FRANKFURT (Reuters) - Opel, the German unit of U.S. automaker General Motors , agreed with labor representatives to cut the hours of several thousand workers at two of its four German plants in response to a drop in demand for cars in Europe.
The carmaker will halt production for a total of 20 days at its main factory in Ruesselsheim and its component plant in Kaiserslautern between September and the end of the year, it said on Thursday, confirming an earlier report.
GM lost $747 million on its European operations last year as a weak economy hit car sales in the region, forcing it to confront high fixed costs and excess production capacity that equates to 10 plants, it has said.
"The European automobile market is declining dramatically," Opel's head of personnel, Holger Kimmes, said in a statement, adding that flexible working hours were no longer sufficient to offset a decline in utilization.
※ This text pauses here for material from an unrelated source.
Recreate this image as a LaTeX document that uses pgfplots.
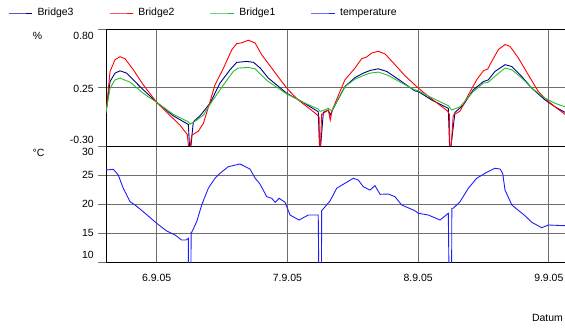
\documentclass[border=0pt]{standalone}
\usepackage{fontspec}
\setmainfont{Liberation Sans}
\usepackage{pgfplots}
\pgfplotsset{compat=1.18}
\definecolor{bnavy}{RGB}{0,0,140}
\definecolor{bred}{RGB}{255,0,0}
\definecolor{bgreen}{RGB}{40,190,40}
\definecolor{tblue}{RGB}{30,30,255}
\definecolor{gridgray}{RGB}{110,110,110}
\begin{document}
\fontsize{10.5}{12.6}\selectfont
\begin{tikzpicture}[x=1bp,y=1bp]
\path[use as bounding box] (0,0) rectangle (565,327);
\pgfplotsset{
  panel/.style={scale only axis, width=459bp, height=116bp, xmin=5.612, xmax=9.124,
   axis y line*=left, axis line style={black, line width=1bp},
   xtick={6,7,8,9}, xticklabels={}, x tick style={draw=none},
   yticklabels={}, tick align=outside, major tick length=8bp,
   y tick style={gridgray, line width=1bp},
   grid=major, grid style={gridgray, line width=1bp}, clip mode=individual,
   every axis plot/.append style={line width=0.9bp}},
}
\begin{axis}[panel, name=top, at={(106bp,181bp)}, anchor=south west,
  ymin=-0.30, ymax=0.80, ytick={-0.3,0.25,0.8},
  legend style={draw=none, fill=none, at={(-0.2135,1.1466)}, anchor=west,
    inner sep=0pt, nodes={inner xsep=0pt, inner ysep=1pt, text width=71.6bp},
    /tikz/every odd column/.append style={column sep=5bp}},
  legend columns=4, legend cell align=left,
  legend image code/.code={\draw[mark repeat=2,mark phase=2,#1,line width=0.9bp] plot coordinates {(0bp,0bp) (11.7bp,0bp) (23.4bp,0bp)};}]
% Bridge3
\addplot[bnavy] coordinates {
(5.612,0.009)(5.643,0.311)(5.681,0.391)(5.719,0.413)(5.770,0.391)(5.872,0.263)
(6.000,0.114)(6.127,-0.014)(6.242,-0.096)(6.253,-0.35)(6.258,-0.35)(6.280,-0.071)
(6.331,-0.014)(6.408,0.105)(6.484,0.296)(6.561,0.423)(6.612,0.493)(6.689,0.502)
(6.741,0.493)(6.792,0.439)(6.854,0.344)(6.995,0.200)(7.111,0.120)(7.236,0.025)
(7.247,-0.35)(7.251,-0.35)(7.275,0.019)(7.313,0.041)(7.328,-0.007)(7.351,0.057)
(7.440,0.263)(7.517,0.349)(7.581,0.391)(7.632,0.416)(7.695,0.432)(7.760,0.407)
(7.874,0.311)(7.976,0.222)(8.002,0.216)(8.104,0.136)(8.231,0.057)(8.242,-0.35)
(8.247,-0.35)(8.282,0.019)(8.346,0.089)(8.422,0.232)(8.499,0.311)(8.537,0.327)
(8.588,0.407)(8.665,0.471)(8.717,0.454)(8.793,0.359)(8.870,0.248)(8.972,0.136)
(9.047,0.072)(9.124,0.019)};
\addlegendentry{Bridge3}
% Bridge2
\addplot[bred] coordinates {
(5.612,0.009)(5.643,0.407)(5.681,0.518)(5.719,0.547)(5.757,0.528)(5.821,0.423)
(5.897,0.280)(6.000,0.114)(6.077,0.019)(6.178,-0.102)(6.234,-0.191)(6.247,-0.35)
(6.251,-0.35)(6.268,-0.198)(6.318,-0.160)(6.357,-0.086)(6.408,0.120)(6.446,0.280)
(6.511,0.439)(6.575,0.614)(6.612,0.671)(6.650,0.678)(6.701,0.703)(6.752,0.678)
(6.803,0.566)(6.880,0.439)(6.956,0.311)(7.007,0.232)(7.083,0.136)(7.160,0.063)
(7.224,0.000)(7.242,-0.023)(7.247,-0.35)(7.251,-0.35)(7.262,0.000)(7.313,0.041)
(7.328,-0.055)(7.343,0.041)(7.402,0.216)(7.440,0.327)(7.517,0.439)(7.568,0.528)
(7.606,0.544)(7.645,0.582)(7.695,0.598)(7.747,0.573)(7.823,0.471)(7.900,0.366)
(8.002,0.248)(8.104,0.146)(8.226,0.031)(8.239,0.000)(8.243,-0.35)(8.250,-0.35)
(8.269,-0.007)(8.321,0.031)(8.384,0.184)(8.448,0.327)(8.499,0.413)(8.533,0.430)
(8.563,0.502)(8.614,0.614)(8.665,0.662)(8.703,0.645)(8.767,0.535)(8.843,0.375)
(8.920,0.216)(8.984,0.136)(9.047,0.072)(9.124,0.000)};
\addlegendentry{Bridge2}
% Bridge1
\addplot[bgreen] coordinates {
(5.612,0.025)(5.643,0.248)(5.681,0.327)(5.719,0.344)(5.796,0.305)(5.897,0.200)
(6.000,0.114)(6.127,0.000)(6.242,-0.071)(6.255,-0.093)(6.306,-0.055)(6.357,-0.007)
(6.421,0.120)(6.511,0.280)(6.586,0.407)(6.624,0.439)(6.701,0.445)(6.752,0.432)
(6.792,0.382)(6.854,0.311)(6.995,0.194)(7.136,0.105)(7.236,0.050)(7.249,0.031)
(7.262,0.031)(7.313,0.057)(7.339,0.031)(7.364,0.089)(7.440,0.263)(7.517,0.334)
(7.581,0.368)(7.632,0.391)(7.695,0.401)(7.774,0.368)(7.876,0.296)(7.976,0.232)
(8.002,0.222)(8.104,0.158)(8.231,0.082)(8.257,0.041)(8.321,0.072)(8.422,0.216)
(8.499,0.296)(8.537,0.305)(8.601,0.375)(8.665,0.439)(8.717,0.423)(8.793,0.344)
(8.870,0.248)(8.972,0.153)(9.047,0.105)(9.124,0.072)};
\addlegendentry{Bridge1}
\addlegendimage{tblue, line width=0.9bp}
\addlegendentry{temperature}
\end{axis}
\begin{axis}[panel, name=bot, at={(106bp,65bp)}, anchor=south west,
  ymin=10, ymax=30, ytick={10,15,20,25,30}]
\addplot[tblue] coordinates {
(5.612,25.86)(5.668,25.98)(5.706,25.00)(5.744,22.71)(5.796,20.40)(5.834,19.83)
(5.872,19.14)(5.933,17.98)(6.000,16.67)(6.077,15.34)(6.140,14.66)(6.191,13.79)
(6.224,13.79)(6.242,14.09)(6.243,5)(6.262,5)(6.263,15.12)(6.268,15.12)
(6.306,16.95)(6.344,19.83)(6.395,22.71)(6.446,24.43)(6.484,25.29)(6.548,26.43)
(6.637,26.90)(6.714,26.03)(6.752,24.48)(6.790,23.45)(6.842,21.26)(6.880,20.98)
(6.906,20.29)(6.936,20.98)(6.982,20.29)(7.020,18.10)(7.089,17.24)(7.160,18.10)
(7.236,18.10)(7.241,5)(7.260,5)(7.262,18.84)(7.326,20.52)(7.377,22.71)
(7.440,23.57)(7.504,24.43)(7.542,24.14)(7.581,22.98)(7.632,22.41)(7.670,23.16)
(7.709,21.67)(7.772,21.72)(7.823,21.26)(7.874,19.83)(7.976,18.84)(8.002,18.40)
(8.078,18.10)(8.168,17.24)(8.231,18.40)(8.238,5)(8.256,5)(8.258,19.26)
(8.269,19.26)(8.321,20.40)(8.384,22.71)(8.448,24.43)(8.525,25.47)(8.588,26.16)
(8.627,26.03)(8.647,25.29)(8.665,22.41)(8.717,19.83)(8.780,18.67)(8.818,17.98)
(8.870,16.84)(8.946,15.91)(8.997,16.38)(9.124,16.26)};
\end{axis}
% axis texts
\node[anchor=east, inner sep=0pt] at (94,291) {0.80};
\node[anchor=east, inner sep=0pt] at (94,238.3) {0.25};
\node[anchor=east, inner sep=0pt] at (94,187.5) {-0.30};
\node[inner sep=0pt] at (37.5,291) {\%};
\node[inner sep=0pt] at (38.5,174.5) {°C};
\node[anchor=east, inner sep=0pt] at (94,175) {30};
\node[anchor=east, inner sep=0pt] at (94,152) {25};
\node[anchor=east, inner sep=0pt] at (94,123) {20};
\node[anchor=east, inner sep=0pt] at (94,94) {15};
\node[anchor=east, inner sep=0pt] at (94,72) {10};
\node[inner sep=0pt] at (156.7,48.7) {6.9.05};
\node[inner sep=0pt] at (287.4,48.7) {7.9.05};
\node[inner sep=0pt] at (418.1,48.7) {8.9.05};
\node[inner sep=0pt] at (548.8,48.7) {9.9.05};
\node[inner sep=0pt] at (547.5,8.7) {Datum};
\end{tikzpicture}
\end{document}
Opel has 13,800 employees in Ruesselsheim, about half of which will be affected by the agreement, the company said. It is cutting the hours of employees on the production lines as well as in administration.
The Kaiserslautern factory has a workforce of 2,500 people.
Now that it has the approval of the works' council and labor union IG Metall for the plan, Opel can apply for subsidies under the German government's short-work program, called "Kurzarbeit".
The scheme was used by many struggling companies in the 2008-2009 recession, allowing them to preserve jobs by cutting employees' hours when plant usage was low and having the government compensate workers for part of their lost wages.